806 F.2d 703 (7th Cir. 1986).
Id. at 709.
Id. at 708.
Id. at 716 (Will, J., dissenting).
Id. at 709.
By contrast, the Second Circuit Court of Appeals concluded in United States v. Teicher that a witness's opposition to testifying against his coreligionists was a belief rather than bias within the terms of FRE 610. It based this conclusion on the witness's explanation that it was a "cardinal" belief of his Judaism that "Jews aren't supposed to turn other Jews over." The distinction between Hoffman and Teicher is one between a mere fact of organizational membership and a belief arising out of that membership.
987 F.2d 112, 119 (2d Cir. 1993).
Id.
Here, similarly to Hoffman, Browne presented evidence that S.M. and her family were members of the Foundation and loyal to the Swami. The trial court recognized that the alleged cult's influence on the "truthfulness of the testimony of each cult-member witness was directly before the finder of fact, and was weighed in assessing the truthfulness of the testimony."
Clerk's Papers at 185.
This is distinct from evidence as to S.M.'s belief in the Swami's divinity or her possible religious obligations to him and the group. Bharadwaj would have S.M. deemed incompetent because of the Foundation's religious beliefs and theology of leadership.

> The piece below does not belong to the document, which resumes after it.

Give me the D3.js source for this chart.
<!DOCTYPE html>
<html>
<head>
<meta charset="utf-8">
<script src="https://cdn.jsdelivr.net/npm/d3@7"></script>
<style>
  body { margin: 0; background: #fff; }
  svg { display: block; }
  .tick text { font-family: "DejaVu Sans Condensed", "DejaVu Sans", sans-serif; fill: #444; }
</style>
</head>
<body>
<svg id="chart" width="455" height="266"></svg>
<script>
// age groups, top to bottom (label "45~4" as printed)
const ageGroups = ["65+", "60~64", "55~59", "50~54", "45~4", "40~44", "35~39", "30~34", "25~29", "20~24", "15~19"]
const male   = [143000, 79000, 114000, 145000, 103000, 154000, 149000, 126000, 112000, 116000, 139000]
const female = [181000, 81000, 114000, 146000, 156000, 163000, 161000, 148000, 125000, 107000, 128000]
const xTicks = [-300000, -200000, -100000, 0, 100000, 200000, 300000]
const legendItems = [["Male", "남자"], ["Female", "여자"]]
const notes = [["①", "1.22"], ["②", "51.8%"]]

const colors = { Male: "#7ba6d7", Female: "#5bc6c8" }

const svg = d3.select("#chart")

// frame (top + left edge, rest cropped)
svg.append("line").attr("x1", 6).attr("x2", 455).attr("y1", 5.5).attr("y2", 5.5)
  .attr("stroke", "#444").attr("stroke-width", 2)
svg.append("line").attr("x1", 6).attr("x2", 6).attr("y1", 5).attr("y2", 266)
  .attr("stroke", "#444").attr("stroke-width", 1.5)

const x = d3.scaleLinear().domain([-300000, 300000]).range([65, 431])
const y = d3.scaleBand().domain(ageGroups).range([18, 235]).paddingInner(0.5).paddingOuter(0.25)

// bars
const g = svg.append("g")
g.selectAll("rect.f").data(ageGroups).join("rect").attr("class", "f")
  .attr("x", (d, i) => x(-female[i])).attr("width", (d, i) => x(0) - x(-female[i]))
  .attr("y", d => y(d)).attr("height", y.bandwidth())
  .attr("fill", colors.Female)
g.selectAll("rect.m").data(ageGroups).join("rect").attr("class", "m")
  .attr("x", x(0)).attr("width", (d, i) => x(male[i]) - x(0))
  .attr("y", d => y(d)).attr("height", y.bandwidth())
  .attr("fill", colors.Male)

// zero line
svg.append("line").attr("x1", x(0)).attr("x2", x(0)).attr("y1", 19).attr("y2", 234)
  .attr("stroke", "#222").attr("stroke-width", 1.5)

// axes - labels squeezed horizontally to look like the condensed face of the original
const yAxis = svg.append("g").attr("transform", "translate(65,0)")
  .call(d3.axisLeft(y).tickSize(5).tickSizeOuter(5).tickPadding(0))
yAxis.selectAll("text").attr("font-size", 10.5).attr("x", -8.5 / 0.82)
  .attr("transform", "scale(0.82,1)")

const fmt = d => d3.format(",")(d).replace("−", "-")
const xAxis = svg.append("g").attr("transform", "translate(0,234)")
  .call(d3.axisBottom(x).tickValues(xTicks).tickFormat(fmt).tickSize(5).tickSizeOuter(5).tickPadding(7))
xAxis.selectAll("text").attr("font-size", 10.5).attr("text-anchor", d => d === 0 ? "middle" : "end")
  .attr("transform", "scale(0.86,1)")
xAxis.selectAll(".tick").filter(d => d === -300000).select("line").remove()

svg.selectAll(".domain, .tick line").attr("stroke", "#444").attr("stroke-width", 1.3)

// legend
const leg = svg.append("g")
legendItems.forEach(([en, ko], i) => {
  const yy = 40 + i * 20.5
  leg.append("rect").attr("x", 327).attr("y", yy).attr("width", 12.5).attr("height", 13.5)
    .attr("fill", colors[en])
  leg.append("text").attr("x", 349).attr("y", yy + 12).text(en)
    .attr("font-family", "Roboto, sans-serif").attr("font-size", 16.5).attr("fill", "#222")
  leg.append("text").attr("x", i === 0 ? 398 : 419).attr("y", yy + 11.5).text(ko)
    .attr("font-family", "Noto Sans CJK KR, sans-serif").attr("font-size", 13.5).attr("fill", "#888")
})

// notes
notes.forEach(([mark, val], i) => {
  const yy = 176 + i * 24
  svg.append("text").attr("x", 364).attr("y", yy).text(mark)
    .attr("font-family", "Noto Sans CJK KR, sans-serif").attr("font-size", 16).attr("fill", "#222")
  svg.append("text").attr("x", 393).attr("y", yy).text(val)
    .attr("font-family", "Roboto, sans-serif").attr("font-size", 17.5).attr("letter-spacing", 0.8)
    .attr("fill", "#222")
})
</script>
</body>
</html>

The trial court found such a "blanket rule" untenable. Such evidence of religious belief is inadmissible in federal court under FRE 610. It is more clearly inadmissible in state court under ER 610, which lacks the exception in the federal rule.
Impeachment
Bharadwaj next argues that even if the trial court allowed the cult members to testify, counsel could have presented expert testimony to impeach their testimony. We disagree.

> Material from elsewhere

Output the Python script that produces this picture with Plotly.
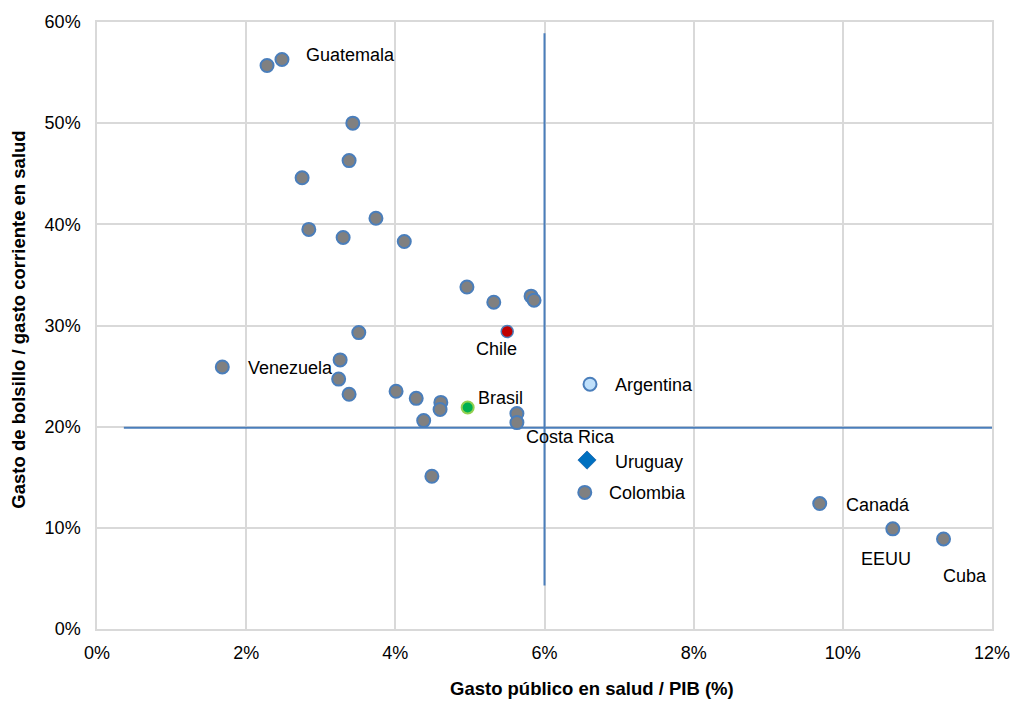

"Impeachment evidence is especially likely to be material when it impugns the testimony of a witness who is critical to the prosecution's case." In considering whether the absence of particular impeachment evidence prejudiced the defendant, we must consider whether its presence would have destroyed confidence in the original result.
Silva v. Brown, 416 F.3d 980, 987 (9th Cir. 2005).
Strickland, 466 U.S. at 694.
Here, the trial court concluded that the claimed experts' declarations would not have changed its findings of fact. Bharadwaj argues such a conclusion is not sustainable because Bharadwaj's guilt rests on whether S.M. was lying for the Swami. But the trial court reviewed evidence of the "influence of the cult on the truthfulness of the testimony of each cult-member witness." S.M. admitted at trial that she would lie if necessary for the Swami and that she wore a necklace with his photograph. The trial court reviewed such evidence as well as the possible effect the expert testimony might have had and determined S.M. to be credible. Similarly, the trial court found the evidence of a "scheme to discredit the defendant" unconvincing. The court, having considered the import of the declarations, did not deviate from this finding.
Clerk's Papers at 185.
Here, unlike a jury trial, we have the benefit of the trial judge's express credibility determinations. The trial court found S.M. "very credible" and that she told "the truth in her testimony as to her relationship with the defendant." The trial court based this finding in part on S.M.'s "demeanor on the stand" which was "natural, that she responded in the way one would expect of a sexual assault victim of her age, that she consistently gave details in a matter not consistent with being coached in relation to an elaborate conspiracy theory. By contrast, the trial court disbelieved Bharadwaj's account of events, finding him guilty beyond a reasonable doubt. We thus conclude that absence of the claimed expert testimony did not prejudice the result at trial.
MOTION FOR RECONSIDERATION
Lastly, Bharadwaj argues that we should remand for a decision on his pro se motion for reconsideration of the denial of his CrR 7.8 motion. Because there was no abuse of discretion in deciding this untimely motion, we disagree.
We review for abuse of discretion a trial court's disposition of a motion for reconsideration.
State v Englund. 186 Wn.App. 444, 459, 345 P.3d 859, review denied, 183Wn.2d 1011 (2015).
Bharadwaj fails in his burden to show any abuse of discretion. His motion for reconsideration was untimely. He moved for relief more than 10 days after the court's denial of his CrR 7.8 motion. The Criminal Rules do not address motions for reconsideration. But the State correctly cites the 10 day limitation specified in CR 59 as the proper analog. We agree and conclude that the 10 day limitation applies to the untimely pro se motion for reconsideration, made when Bharadwaj was then represented by counsel.
We affirm the order denying the CrR 7.8 motion.